Skip the pictures. Reproduce all other material exactly.

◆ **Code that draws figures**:
────────────────────────────────────────

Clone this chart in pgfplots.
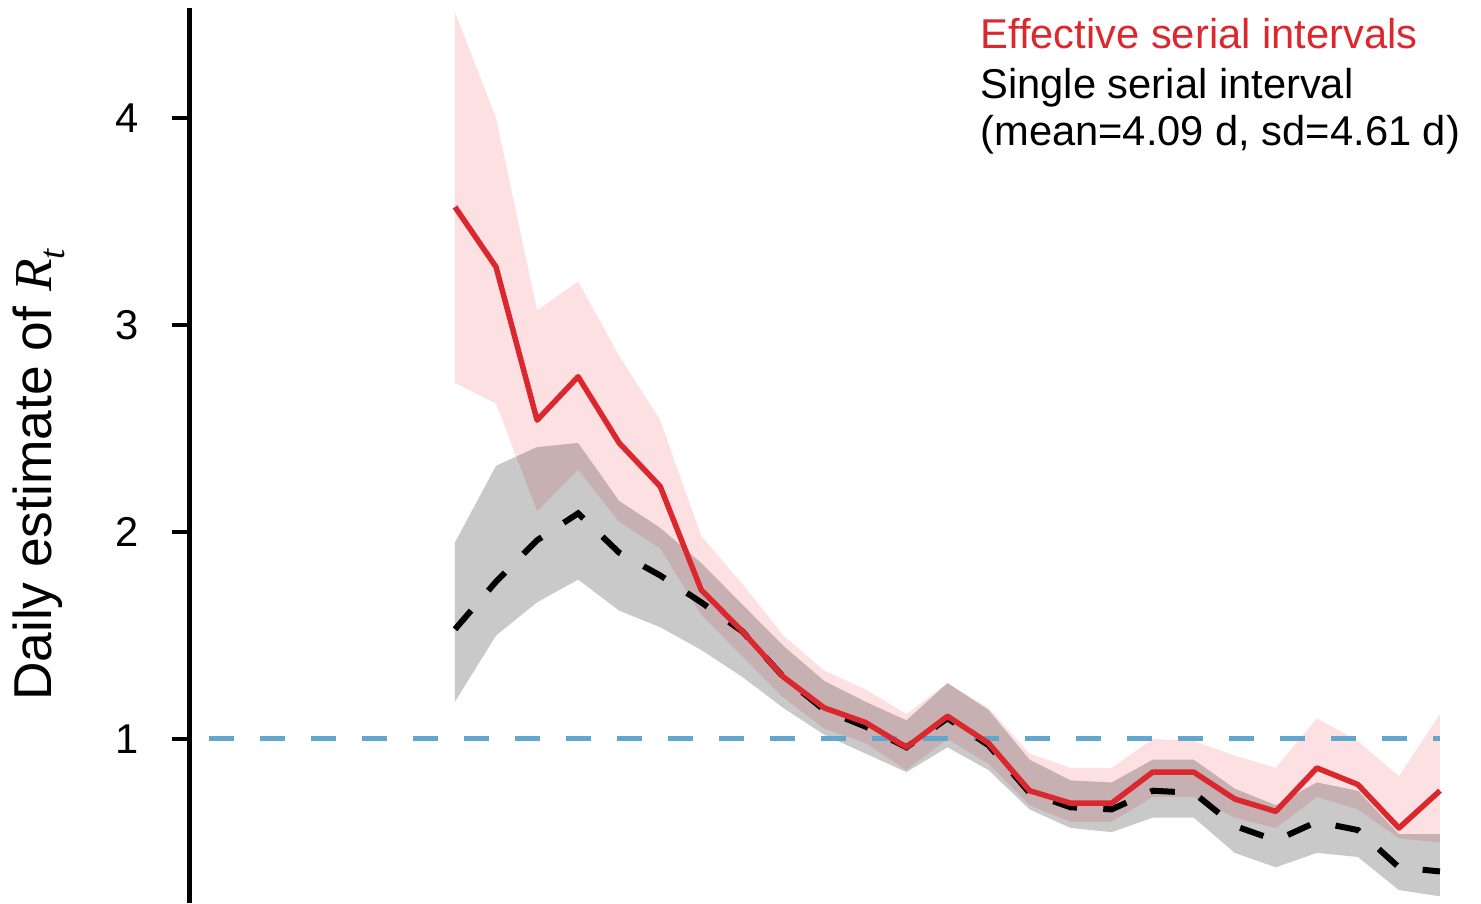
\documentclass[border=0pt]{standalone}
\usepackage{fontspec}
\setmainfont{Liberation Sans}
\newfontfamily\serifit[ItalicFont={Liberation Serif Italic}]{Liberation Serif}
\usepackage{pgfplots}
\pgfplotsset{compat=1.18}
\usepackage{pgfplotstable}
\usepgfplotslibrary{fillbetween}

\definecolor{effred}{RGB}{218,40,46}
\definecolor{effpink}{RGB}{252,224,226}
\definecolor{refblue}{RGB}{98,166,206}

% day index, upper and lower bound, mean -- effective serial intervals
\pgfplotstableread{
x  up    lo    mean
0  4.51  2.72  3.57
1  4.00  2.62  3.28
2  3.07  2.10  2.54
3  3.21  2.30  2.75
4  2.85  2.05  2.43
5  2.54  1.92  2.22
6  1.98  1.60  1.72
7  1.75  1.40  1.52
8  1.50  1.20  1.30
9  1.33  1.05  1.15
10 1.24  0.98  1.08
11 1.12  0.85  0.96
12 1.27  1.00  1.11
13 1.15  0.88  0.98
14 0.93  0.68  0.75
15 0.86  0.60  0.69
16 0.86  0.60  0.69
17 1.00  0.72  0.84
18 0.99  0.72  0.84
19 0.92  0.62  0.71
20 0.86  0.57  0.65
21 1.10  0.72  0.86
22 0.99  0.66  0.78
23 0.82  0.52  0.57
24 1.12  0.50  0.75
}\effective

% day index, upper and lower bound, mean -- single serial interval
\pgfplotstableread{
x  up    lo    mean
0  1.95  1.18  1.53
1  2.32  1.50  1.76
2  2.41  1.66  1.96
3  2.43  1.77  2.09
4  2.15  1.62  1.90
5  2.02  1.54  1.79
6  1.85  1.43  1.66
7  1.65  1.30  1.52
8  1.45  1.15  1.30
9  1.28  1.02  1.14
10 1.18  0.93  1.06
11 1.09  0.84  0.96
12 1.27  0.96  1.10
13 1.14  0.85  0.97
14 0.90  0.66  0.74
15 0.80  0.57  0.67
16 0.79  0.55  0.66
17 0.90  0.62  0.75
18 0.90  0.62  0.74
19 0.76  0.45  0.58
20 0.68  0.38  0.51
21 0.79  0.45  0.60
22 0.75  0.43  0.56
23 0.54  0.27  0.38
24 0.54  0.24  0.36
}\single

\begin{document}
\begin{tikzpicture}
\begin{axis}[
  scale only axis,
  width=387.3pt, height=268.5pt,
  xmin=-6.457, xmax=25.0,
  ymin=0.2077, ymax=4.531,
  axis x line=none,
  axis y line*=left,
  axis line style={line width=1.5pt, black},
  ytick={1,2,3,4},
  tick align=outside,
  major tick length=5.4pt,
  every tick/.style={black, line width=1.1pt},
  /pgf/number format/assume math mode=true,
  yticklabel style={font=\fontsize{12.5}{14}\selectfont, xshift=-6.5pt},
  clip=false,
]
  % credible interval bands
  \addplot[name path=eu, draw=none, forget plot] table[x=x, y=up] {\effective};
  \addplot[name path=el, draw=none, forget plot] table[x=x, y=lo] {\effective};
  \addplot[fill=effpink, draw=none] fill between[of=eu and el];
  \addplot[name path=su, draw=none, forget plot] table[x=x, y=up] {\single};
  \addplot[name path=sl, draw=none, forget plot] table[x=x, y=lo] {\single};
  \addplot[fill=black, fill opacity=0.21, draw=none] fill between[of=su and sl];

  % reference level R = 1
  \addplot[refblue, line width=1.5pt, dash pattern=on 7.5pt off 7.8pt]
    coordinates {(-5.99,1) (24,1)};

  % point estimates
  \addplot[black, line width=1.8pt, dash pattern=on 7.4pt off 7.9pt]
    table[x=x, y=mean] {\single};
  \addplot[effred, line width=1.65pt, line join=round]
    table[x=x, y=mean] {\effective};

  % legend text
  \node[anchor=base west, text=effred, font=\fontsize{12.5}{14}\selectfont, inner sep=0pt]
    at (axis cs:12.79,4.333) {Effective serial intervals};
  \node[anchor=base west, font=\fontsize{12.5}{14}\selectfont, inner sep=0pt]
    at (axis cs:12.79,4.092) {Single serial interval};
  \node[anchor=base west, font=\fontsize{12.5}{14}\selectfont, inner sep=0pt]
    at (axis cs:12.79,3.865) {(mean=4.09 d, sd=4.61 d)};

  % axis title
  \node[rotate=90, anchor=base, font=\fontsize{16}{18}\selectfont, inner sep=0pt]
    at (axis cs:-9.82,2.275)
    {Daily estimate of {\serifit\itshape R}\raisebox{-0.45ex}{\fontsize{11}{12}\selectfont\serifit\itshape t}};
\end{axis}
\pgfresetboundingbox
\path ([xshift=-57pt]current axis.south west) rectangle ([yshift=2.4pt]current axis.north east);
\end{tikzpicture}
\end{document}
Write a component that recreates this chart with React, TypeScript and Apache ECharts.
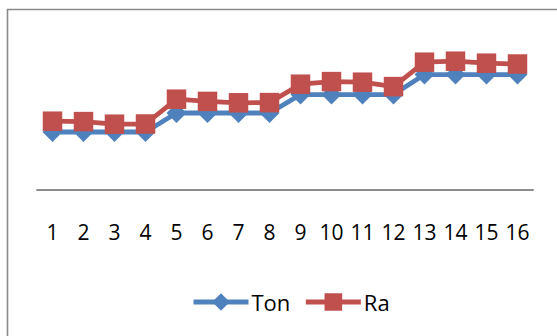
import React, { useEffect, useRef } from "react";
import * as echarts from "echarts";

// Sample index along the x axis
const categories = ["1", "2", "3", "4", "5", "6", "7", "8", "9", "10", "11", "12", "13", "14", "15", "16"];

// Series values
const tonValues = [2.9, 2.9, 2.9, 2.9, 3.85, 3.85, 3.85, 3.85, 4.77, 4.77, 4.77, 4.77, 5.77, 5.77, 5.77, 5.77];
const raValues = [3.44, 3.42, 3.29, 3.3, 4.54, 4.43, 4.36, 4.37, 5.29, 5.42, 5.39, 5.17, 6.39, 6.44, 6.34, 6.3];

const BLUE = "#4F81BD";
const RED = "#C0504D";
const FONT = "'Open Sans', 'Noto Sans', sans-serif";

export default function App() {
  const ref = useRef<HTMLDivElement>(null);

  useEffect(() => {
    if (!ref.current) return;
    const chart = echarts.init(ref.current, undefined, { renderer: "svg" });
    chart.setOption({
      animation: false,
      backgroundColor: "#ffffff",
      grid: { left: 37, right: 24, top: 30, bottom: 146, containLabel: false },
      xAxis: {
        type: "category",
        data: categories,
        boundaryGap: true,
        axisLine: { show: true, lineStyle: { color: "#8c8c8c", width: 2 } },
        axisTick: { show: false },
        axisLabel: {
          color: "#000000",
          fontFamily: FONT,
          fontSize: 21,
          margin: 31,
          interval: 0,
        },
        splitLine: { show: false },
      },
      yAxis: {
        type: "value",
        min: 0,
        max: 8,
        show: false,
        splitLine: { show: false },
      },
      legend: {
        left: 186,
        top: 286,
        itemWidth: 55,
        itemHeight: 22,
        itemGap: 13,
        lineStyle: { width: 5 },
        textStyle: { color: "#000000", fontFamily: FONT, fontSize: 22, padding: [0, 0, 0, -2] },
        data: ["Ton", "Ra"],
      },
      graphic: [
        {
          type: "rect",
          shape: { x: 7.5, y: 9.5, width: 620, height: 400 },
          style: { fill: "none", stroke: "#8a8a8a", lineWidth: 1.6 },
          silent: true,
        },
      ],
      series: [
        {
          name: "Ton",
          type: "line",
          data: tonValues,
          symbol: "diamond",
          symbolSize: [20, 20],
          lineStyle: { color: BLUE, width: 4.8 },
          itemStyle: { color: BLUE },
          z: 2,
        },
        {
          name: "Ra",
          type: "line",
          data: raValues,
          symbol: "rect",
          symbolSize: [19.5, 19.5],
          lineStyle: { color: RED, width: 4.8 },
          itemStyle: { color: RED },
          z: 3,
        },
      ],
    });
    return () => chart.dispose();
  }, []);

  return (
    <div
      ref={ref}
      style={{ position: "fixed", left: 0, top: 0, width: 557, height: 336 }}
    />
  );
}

────────────────────────────────────────

◆ **RESULT BELOW**:
Clone this chart in pgfplots.
\documentclass[border=0pt]{standalone}
\usepackage{fontspec}
\setmainfont{Liberation Sans}
\newfontfamily\serifit[ItalicFont={Liberation Serif Italic}]{Liberation Serif}
\usepackage{pgfplots}
\pgfplotsset{compat=1.18}
\usepackage{pgfplotstable}
\usepgfplotslibrary{fillbetween}

\definecolor{effred}{RGB}{218,40,46}
\definecolor{effpink}{RGB}{252,224,226}
\definecolor{refblue}{RGB}{98,166,206}

% day index, upper and lower bound, mean -- effective serial intervals
\pgfplotstableread{
x  up    lo    mean
0  4.51  2.72  3.57
1  4.00  2.62  3.28
2  3.07  2.10  2.54
3  3.21  2.30  2.75
4  2.85  2.05  2.43
5  2.54  1.92  2.22
6  1.98  1.60  1.72
7  1.75  1.40  1.52
8  1.50  1.20  1.30
9  1.33  1.05  1.15
10 1.24  0.98  1.08
11 1.12  0.85  0.96
12 1.27  1.00  1.11
13 1.15  0.88  0.98
14 0.93  0.68  0.75
15 0.86  0.60  0.69
16 0.86  0.60  0.69
17 1.00  0.72  0.84
18 0.99  0.72  0.84
19 0.92  0.62  0.71
20 0.86  0.57  0.65
21 1.10  0.72  0.86
22 0.99  0.66  0.78
23 0.82  0.52  0.57
24 1.12  0.50  0.75
}\effective

% day index, upper and lower bound, mean -- single serial interval
\pgfplotstableread{
x  up    lo    mean
0  1.95  1.18  1.53
1  2.32  1.50  1.76
2  2.41  1.66  1.96
3  2.43  1.77  2.09
4  2.15  1.62  1.90
5  2.02  1.54  1.79
6  1.85  1.43  1.66
7  1.65  1.30  1.52
8  1.45  1.15  1.30
9  1.28  1.02  1.14
10 1.18  0.93  1.06
11 1.09  0.84  0.96
12 1.27  0.96  1.10
13 1.14  0.85  0.97
14 0.90  0.66  0.74
15 0.80  0.57  0.67
16 0.79  0.55  0.66
17 0.90  0.62  0.75
18 0.90  0.62  0.74
19 0.76  0.45  0.58
20 0.68  0.38  0.51
21 0.79  0.45  0.60
22 0.75  0.43  0.56
23 0.54  0.27  0.38
24 0.54  0.24  0.36
}\single

\begin{document}
\begin{tikzpicture}
\begin{axis}[
  scale only axis,
  width=387.3pt, height=268.5pt,
  xmin=-6.457, xmax=25.0,
  ymin=0.2077, ymax=4.531,
  axis x line=none,
  axis y line*=left,
  axis line style={line width=1.5pt, black},
  ytick={1,2,3,4},
  tick align=outside,
  major tick length=5.4pt,
  every tick/.style={black, line width=1.1pt},
  /pgf/number format/assume math mode=true,
  yticklabel style={font=\fontsize{12.5}{14}\selectfont, xshift=-6.5pt},
  clip=false,
]
  % credible interval bands
  \addplot[name path=eu, draw=none, forget plot] table[x=x, y=up] {\effective};
  \addplot[name path=el, draw=none, forget plot] table[x=x, y=lo] {\effective};
  \addplot[fill=effpink, draw=none] fill between[of=eu and el];
  \addplot[name path=su, draw=none, forget plot] table[x=x, y=up] {\single};
  \addplot[name path=sl, draw=none, forget plot] table[x=x, y=lo] {\single};
  \addplot[fill=black, fill opacity=0.21, draw=none] fill between[of=su and sl];

  % reference level R = 1
  \addplot[refblue, line width=1.5pt, dash pattern=on 7.5pt off 7.8pt]
    coordinates {(-5.99,1) (24,1)};

  % point estimates
  \addplot[black, line width=1.8pt, dash pattern=on 7.4pt off 7.9pt]
    table[x=x, y=mean] {\single};
  \addplot[effred, line width=1.65pt, line join=round]
    table[x=x, y=mean] {\effective};

  % legend text
  \node[anchor=base west, text=effred, font=\fontsize{12.5}{14}\selectfont, inner sep=0pt]
    at (axis cs:12.79,4.333) {Effective serial intervals};
  \node[anchor=base west, font=\fontsize{12.5}{14}\selectfont, inner sep=0pt]
    at (axis cs:12.79,4.092) {Single serial interval};
  \node[anchor=base west, font=\fontsize{12.5}{14}\selectfont, inner sep=0pt]
    at (axis cs:12.79,3.865) {(mean=4.09 d, sd=4.61 d)};

  % axis title
  \node[rotate=90, anchor=base, font=\fontsize{16}{18}\selectfont, inner sep=0pt]
    at (axis cs:-9.82,2.275)
    {Daily estimate of {\serifit\itshape R}\raisebox{-0.45ex}{\fontsize{11}{12}\selectfont\serifit\itshape t}};
\end{axis}
\pgfresetboundingbox
\path ([xshift=-57pt]current axis.south west) rectangle ([yshift=2.4pt]current axis.north east);
\end{tikzpicture}
\end{document}
Write a component that recreates this chart with React, TypeScript and Apache ECharts.
import React, { useEffect, useRef } from "react";
import * as echarts from "echarts";

// Sample index along the x axis
const categories = ["1", "2", "3", "4", "5", "6", "7", "8", "9", "10", "11", "12", "13", "14", "15", "16"];

// Series values
const tonValues = [2.9, 2.9, 2.9, 2.9, 3.85, 3.85, 3.85, 3.85, 4.77, 4.77, 4.77, 4.77, 5.77, 5.77, 5.77, 5.77];
const raValues = [3.44, 3.42, 3.29, 3.3, 4.54, 4.43, 4.36, 4.37, 5.29, 5.42, 5.39, 5.17, 6.39, 6.44, 6.34, 6.3];

const BLUE = "#4F81BD";
const RED = "#C0504D";
const FONT = "'Open Sans', 'Noto Sans', sans-serif";

export default function App() {
  const ref = useRef<HTMLDivElement>(null);

  useEffect(() => {
    if (!ref.current) return;
    const chart = echarts.init(ref.current, undefined, { renderer: "svg" });
    chart.setOption({
      animation: false,
      backgroundColor: "#ffffff",
      grid: { left: 37, right: 24, top: 30, bottom: 146, containLabel: false },
      xAxis: {
        type: "category",
        data: categories,
        boundaryGap: true,
        axisLine: { show: true, lineStyle: { color: "#8c8c8c", width: 2 } },
        axisTick: { show: false },
        axisLabel: {
          color: "#000000",
          fontFamily: FONT,
          fontSize: 21,
          margin: 31,
          interval: 0,
        },
        splitLine: { show: false },
      },
      yAxis: {
        type: "value",
        min: 0,
        max: 8,
        show: false,
        splitLine: { show: false },
      },
      legend: {
        left: 186,
        top: 286,
        itemWidth: 55,
        itemHeight: 22,
        itemGap: 13,
        lineStyle: { width: 5 },
        textStyle: { color: "#000000", fontFamily: FONT, fontSize: 22, padding: [0, 0, 0, -2] },
        data: ["Ton", "Ra"],
      },
      graphic: [
        {
          type: "rect",
          shape: { x: 7.5, y: 9.5, width: 620, height: 400 },
          style: { fill: "none", stroke: "#8a8a8a", lineWidth: 1.6 },
          silent: true,
        },
      ],
      series: [
        {
          name: "Ton",
          type: "line",
          data: tonValues,
          symbol: "diamond",
          symbolSize: [20, 20],
          lineStyle: { color: BLUE, width: 4.8 },
          itemStyle: { color: BLUE },
          z: 2,
        },
        {
          name: "Ra",
          type: "line",
          data: raValues,
          symbol: "rect",
          symbolSize: [19.5, 19.5],
          lineStyle: { color: RED, width: 4.8 },
          itemStyle: { color: RED },
          z: 3,
        },
      ],
    });
    return () => chart.dispose();
  }, []);

  return (
    <div
      ref={ref}
      style={{ position: "fixed", left: 0, top: 0, width: 557, height: 336 }}
    />
  );
}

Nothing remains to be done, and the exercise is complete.